Show pig projects offer lifetime learning experiences for youth, breeder claims
By Frank J. Buchman
“A lot of people again want to have more solid work ethics, hands-on experience, and to understand where their food comes from.
“There is no better way for a young person to learn this than having a pig project and being responsible to care for that animal two or three times a day. There are no excuses or exceptions.”
Mark Flory of Flory Swine Genetics at Overbrook, Kan., is most emphatic about the importance of youth swine projects.
“There has been increasing interest among young people and their families in growing, fitting and showing pigs. I think we’ve just seen the beginning of what’s to come for the show pig industry, and all it offers our society,” Flory predicted.
A contagious optimism is most apparent as Flory talked about his lifelong enthusiasm for raising pigs and his part in that inspiring future.
“I got my first hogs to show before I was in 4-H. Then, everyone got more interested, and we started farrowing our own sows when I was nine. We have continued to grow our operation,” related Flory, who’s in partnership with his dad, Roger, and brother, Brian.
Farrowing facilities have been upgraded at the home place where Roger and Teresa live. Mark, who will be married to Jessica Coen in April, lives on an adjoining farm, and Brian and his wife, Julie, and their children, Cole and Piper, live within four miles.
“We’re all close enough we can do our share of work. But, we can rotate duties if necessary, or have a sizeable crew when a major job needs done,” recognized Flory, who credited his mother, sister-in-law, niece and nephew for their important assistance.
“We have about 20 sows now, but we hope to have 30 sows in the next five years,” Flory tabulated.
Realizing that the number of hog operations has sharply decline in the state over the past four decades, Flory pointed out, “There used to be a lot of 100 to 500 sow operations, but there are fewer hog producers now, with 2,000 or more sows. We have a niche market to sell show pigs.”
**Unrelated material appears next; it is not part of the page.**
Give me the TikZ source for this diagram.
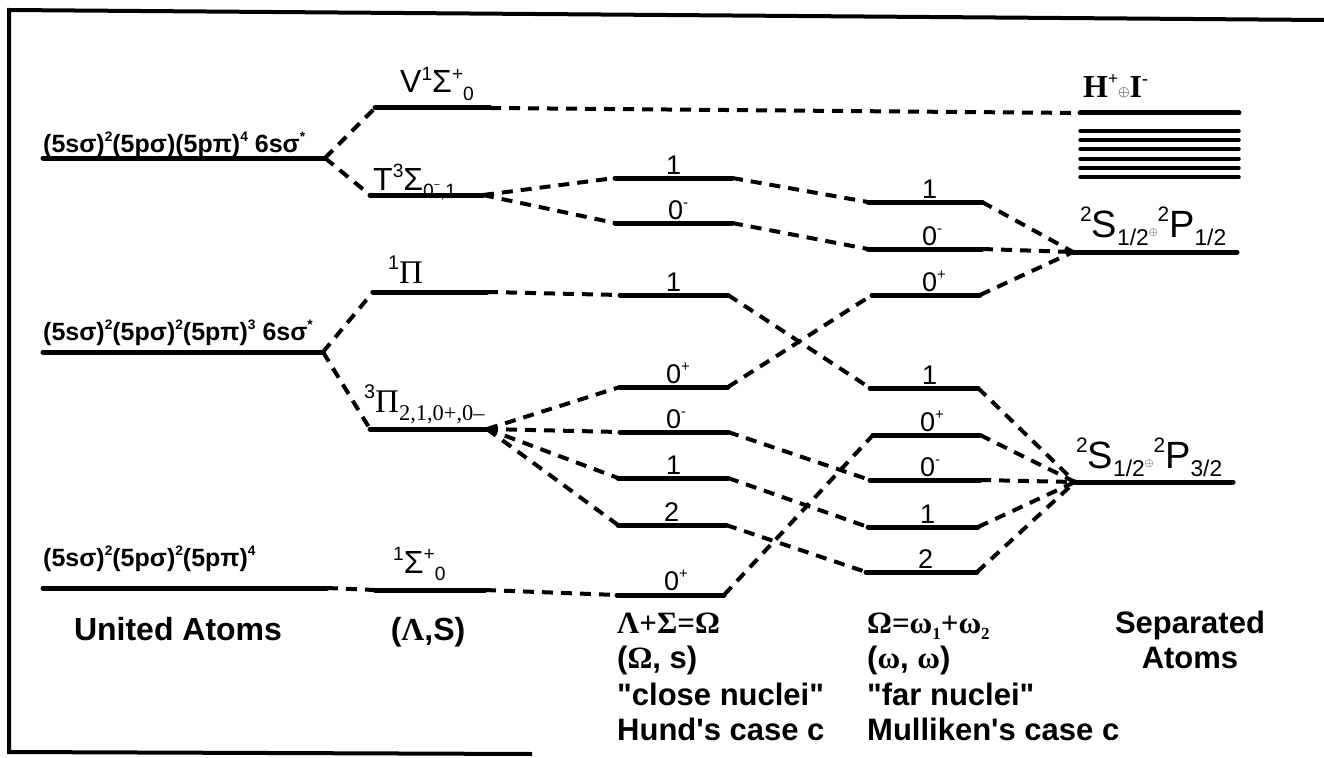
\documentclass[tikz,border=0pt]{standalone}
\usepackage{fontspec}
\setmainfont{Liberation Sans}[Ligatures=TeXOff]
\newfontfamily\serif{Liberation Serif}[Ligatures=TeXOff]
\newcommand\spx[1]{\raisebox{0.42em}{\scalebox{0.55}{#1}}}
\newcommand\sbx[1]{\raisebox{-0.2em}{\scalebox{0.55}{#1}}}
\newcommand\spy[1]{\raisebox{0.4em}{\scalebox{0.6}{#1}}}
\newcommand\sby[1]{\raisebox{-0.22em}{\scalebox{0.6}{#1}}}
\newcommand\opl[1]{\raisebox{0.05em}{\scalebox{#1}{$\oplus$}}}
\newcommand\lvl[4]{\coordinate (#1l) at (#2,#4);\coordinate (#1r) at (#3,#4);\draw[lev] (#1l) -- (#1r);}
\begin{document}
\begin{tikzpicture}[x=1pt,y=-1pt,
  lev/.style={line width=5pt,line cap=round},
  bar/.style={line width=3.5pt,line cap=round},
  con/.style={line width=4pt,dash pattern=on 11pt off 8pt},
  frame/.style={line width=4pt},
  txt/.style={inner sep=0pt,anchor=base west},
  conf/.style={txt,font=\fontsize{25}{30}\selectfont\bfseries},
  term/.style={txt,font=\fontsize{32}{32}\selectfont},
  num/.style={txt,font=\fontsize{27}{27}\selectfont},
  big/.style={inner sep=0pt,font=\fontsize{31}{36}\selectfont\bfseries}]
\useasboundingbox (0,0) rectangle (1324,757);
% frame
\coordinate (f1) at (1324,20);
\coordinate (f2) at (9,10);
\coordinate (f3) at (9,752);
\coordinate (f4) at (532,754);
\draw[frame] (f1) -- (f2) -- (f3) -- (f4);
% united atoms
\lvl{UAa}{43}{325}{158}
\lvl{UAb}{43}{323}{352}
\lvl{UAc}{43}{327}{588}
% column 2
\lvl{V}{375}{490}{108}
\lvl{T}{370}{483}{195}
\lvl{Pa}{373}{487}{292}
\lvl{Pb}{370}{487}{429}
\lvl{S}{375}{485}{590}
% column 3
\lvl{aa}{615}{732}{178}
\lvl{ab}{615}{732}{223}
\lvl{ba}{620}{728}{295}
\lvl{ca}{620}{728}{387}
\lvl{cb}{620}{728}{432}
\lvl{cc}{618}{728}{478}
\lvl{cd}{618}{726}{525}
\lvl{da}{617}{724}{595}
% column 4
\lvl{ma}{868}{982}{202}
\lvl{mb}{868}{982}{249}
\lvl{mc}{872}{980}{295}
\lvl{na}{870}{978}{388}
\lvl{nb}{873}{980}{435}
\lvl{nc}{870}{980}{480}
\lvl{nd}{868}{978}{527}
\lvl{ne}{866}{977}{572}
% separated atoms
\lvl{HI}{1080}{1239}{113}
\foreach \yy in {131,140,149,159,168,177}{\draw[bar] (1080,\yy) -- (1239,\yy);}
\lvl{Pp}{1073}{1237}{252}
\lvl{Pq}{1075}{1233}{482}
% connectors
\draw[con] (UAar) -- (Vl);
\draw[con] (UAar) -- (Tl);
\draw[con] (Vr) -- (HIl);
\draw[con] (Tr) -- (aal);
\draw[con] (Tr) -- (abl);
\draw[con] (aar) -- (mal);
\draw[con] (abr) -- (mbl);
\draw[con] (mar) -- (Ppl);
\draw[con] (mbr) -- (Ppl);
\draw[con] (mcr) -- (Ppl);
\draw[con] (UAbr) -- (Pal);
\draw[con] (UAbr) -- (Pbl);
\draw[con] (Par) -- (bal);
\draw[con] (bar) -- (nal);
\draw[con] (Pbr) -- (cal);
\draw[con] (Pbr) -- (cbl);
\draw[con] (Pbr) -- (ccl);
\draw[con] (Pbr) -- (cdl);
\draw[con] (car) -- (mcl);
\draw[con] (cbr) -- (ncl);
\draw[con] (ccr) -- (ndl);
\draw[con] (cdr) -- (nel);
\draw[con] (dar) -- (nbl);
\draw[con] (UAcr) -- (Sl);
\draw[con] (Sr) -- (dal);
\draw[con] (nar) -- (Pql);
\draw[con] (nbr) -- (Pql);
\draw[con] (ncr) -- (Pql);
\draw[con] (ndr) -- (Pql);
\draw[con] (ner) -- (Pql);
% configuration labels
\node[conf] (la) at (43,152) {(5sσ)\spx{2}(5pσ)(5pπ)\spx{4} 6sσ\spx{*}};
\node[conf] (lb) at (43,340) {(5sσ)\spx{2}(5pσ)\spx{2}(5pπ)\spx{3} 6sσ\spx{*}};
\node[conf] (lc) at (43,566) {(5sσ)\spx{2}(5pσ)\spx{2}(5pπ)\spx{4}};
% term labels
\node[term] (tv) at (400,93) {V\spy{1}Σ\spy{+}\sby{0}};
\node[term] (tt) at (373,190) {T\spy{3}Σ\sby{0\spx{−},1}};
\node[txt,font=\serif\fontsize{33}{33}\selectfont] (tp) at (388,283) {\spy{\rmfamily 1}Π};
\node[txt,font=\serif\fontsize{33}{33}\selectfont] (tq) at (364,412) {\spy{\rmfamily 3}Π\raisebox{-0.25em}{\scalebox{0.68}{2,1,0+,0–}}};
\node[term] (ts) at (393,573) {\spy{1}Σ\spy{+}\sby{0}};
% column 3 labels
\node[num] at (666,174) {1};
\node[num] at (668,219) {0\spx{-}};
\node[num] at (666,291) {1};
\node[num] at (666,383) {0\spx{+}};
\node[num] at (666,428) {0\spx{-}};
\node[num] at (666,474) {1};
\node[num] at (664,521) {2};
\node[num] at (664,590) {0\spx{+}};
% column 4 labels
\node[num] at (922,198) {1};
\node[num] at (922,245) {0\spx{-}};
\node[num] at (922,291) {0\spx{+}};
\node[num] at (922,384) {1};
\node[num] at (920,431) {0\spx{+}};
\node[num] at (920,476) {0\spx{-}};
\node[num] at (920,523) {1};
\node[num] at (918,568) {2};
% separated atom labels
\node[txt,font=\serif\bfseries\fontsize{32}{32}\selectfont] (th) at (1083,98) {H\spx{+}\opl{0.6}I\spx{-}};
\node[txt,font=\fontsize{38}{38}\selectfont] (tpp) at (1080,237) {\spx{2}S\sby{1/2}\opl{0.45}\spx{2}P\sby{1/2}};
\node[txt,font=\fontsize{38}{38}\selectfont] (tpq) at (1076,468) {\spx{2}S\sby{1/2}\opl{0.45}\spx{2}P\sby{3/2}};
% bottom captions
\node[big,anchor=base,font=\fontsize{32}{36}\selectfont\bfseries] (cu) at (178,640) {United Atoms};
\node[big,anchor=base,font=\fontsize{32}{36}\selectfont\bfseries] (cl) at (428,640) {({\serif Λ},S)};
\node[big,anchor=base west] (h1) at (617,633) {\serif Λ+Σ=Ω};
\node[big,anchor=base west] (h2) at (617,668) {({\serif Ω}, s)};
\node[big,anchor=base west] (h3) at (617,705) {"close nuclei"};
\node[big,anchor=base west] (h4) at (617,740) {Hund's case c};
\node[big,anchor=base west] (m1) at (867,633) {\serif Ω=ω\sbx{1}+ω\sbx{2}};
\node[big,anchor=base west] (m2) at (867,668) {({\serif ω}, {\serif ω})};
\node[big,anchor=base west] (m3) at (867,705) {"far nuclei"};
\node[big,anchor=base west] (m4) at (867,740) {Mulliken's case c};
\node[big,anchor=base] (s1) at (1190,633) {Separated};
\node[big,anchor=base] (s2) at (1190,668) {Atoms};
\end{tikzpicture}
\end{document}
However, Flory contended, “Our first objective is to produce a safe, flavorful product for consumers, which is the reason we have done well with our retail meat business. Still, we produce good conformation pigs that compete successfully in the show ring.”
Several breeds are represented. “It’s funny each of us have our own ‘favorite’ hogs. I’ve always really liked Hampshires, but have enjoyed Durocs since I’ve added them,” Flory noted. “Brian has a tremendous Yorkshire herd, and Dad prefers the crossbreds.”
There are also Poland China and Chester White sows in the herd. “We have registered pedigreed hogs,” Flory said. “We’re huge supporters of purebreds for consistency and increased maternal traits, which enhance crossbreeding programs, too.”
While it’s a “100 percent artificial breeding program,” Flory Swine Genetics owns several boars. “We collect boars for our own use and also sell quite a bit of semen.
“With artificial insemination, boars can breed more sows, and it’s safer for both the boars and sows,” related Flory, pointing out importance of quality control in semen collection, storage, use and shipping.
“We have very high conception,” he added.
Boars are selected from breed type conferences with two Yorkshire, three crossbreds and a Duroc now in use at Flory Swine Genetics.
Pigs have been sold at consignment sales until last year when Flory Swine Genetics hosted their first personal sale at the farm. “We were nervous, but it was tremendous, with unbelievable support from around the state,” Flory said.
This year’s sale was March 30 at the farm.
Many champions have been sold from the farm. “Last year, we had 30 class winners and breed champions, including at least six grand and reserve champions.
“We will sell all of our top end pigs. There are no pigs held back from our winter farrowing,” Flory said. “We keep our replacements from the summer litters.”
Flory Swine Genetics has exhibited and sold several purebred boars and gilts at breed conferences.
“I try to go to most of the breed events to see firsthand what others producers have, and where the industry is headed,” said Flory, a former Miami County agriculture agent and former Douglas County 4-H agent. He is now safety coordinator for Darling International, a livestock product recycling firm.
A graduate of judging teams at Fort Scott Community College and Kansas State University, Flory is in demand to judge more than 30 hog shows around the state annually.
“There are differences in personal preferences of hog show judges, but the important thing is to follow your individual philosophy consistently throughout the show,” Flory recognized. “The hogs can be a different type than that of another judge, but they must be of acceptable muscling, leanness and structurally sound.”
With Brian Flory being a feed dealer, Mark Flory noted the importance of quality feedstuffs. “Additives can improve growth rates and quality, but sometimes can also create imbalanced rations that might stunt growth and cause structure problems, if used incorrectly.”
Relating to cost of pigs, Flory said, “Whether a family wants to spend a lot or a little, the important thing is the learning experience for the youth in the project.
“The young people have to ask questions and do the work themselves to get the best results,” Flory summarized.